Furthermore, the state imposes strict boundaries on these claims:
- Jurisdiction: Claims must involve a real estate transaction concerning property located within the state of Maryland.
- Quantifiable Harm: The fund only covers actual, quantifiable financial losses. If a consumer loses a $10,000 deposit to embezzlement, the fund covers $10,000.
- No Punitive Payouts: The fund does not compensate consumers for emotional distress or punitive damages. It is strictly about making the consumer's bank account whole.
- The Cap: The maximum payout from the Guaranty Fund is $50,000 per claim, regardless of the size of the actual loss.
- The Process: Consumers seeking compensation cannot simply call the Commission; they must file a formal written claim with the MREC.
Funding the Safety Net
How does the state pay for this?
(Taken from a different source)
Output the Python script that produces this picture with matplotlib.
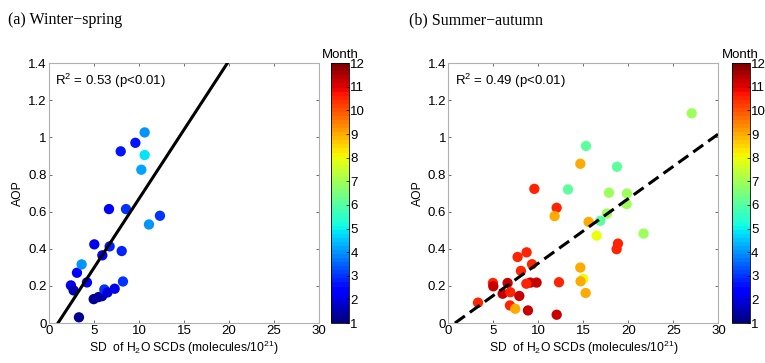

The real estate industry funds it directly.
- Initial Buy-In: All new Maryland real estate licensees must pay a one-time $20 fee into the Guaranty Fund upon their initial licensure.
- The Floor: The MREC is required by law to maintain a minimum balance of $250,000 in the Guaranty Fund.
- Special Assessments: If a massive payout (or a series of payouts) causes the Guaranty Fund balance to fall below that $250,000 threshold, the Commission has the authority to assess an additional fee on all licensees during their next license renewal to replenish the reserves.
The Consequences for the Licensee
If a consumer is victimized and the MREC is forced to pay a claim from the Guaranty Fund on behalf of a licensee, the state brings the hammer down immediately.
- Automatic Suspension: The moment the fund pays out, that individual's real estate license is automatically suspended. There is no grace period.
- The Path to Reinstatement: A licensee whose actions cause a Guaranty Fund payout cannot have their real estate license reinstated until they repay the fund in full.
- Interest: The state is not a zero-interest lender. The licensee must also pay statutory interest on the amount paid out by the fund before their license can even be considered for reinstatement.
As you prepare for your exam, remember that Title 17, the MREC, and the Guaranty Fund all share a single, unified blueprint. They dictate who is allowed into the profession, how they must behave while practicing, and how the public is made whole if that trust is broken. Master these structures, and you will not only pass your exam—you will understand the gravity and responsibility of the profession you are about to enter.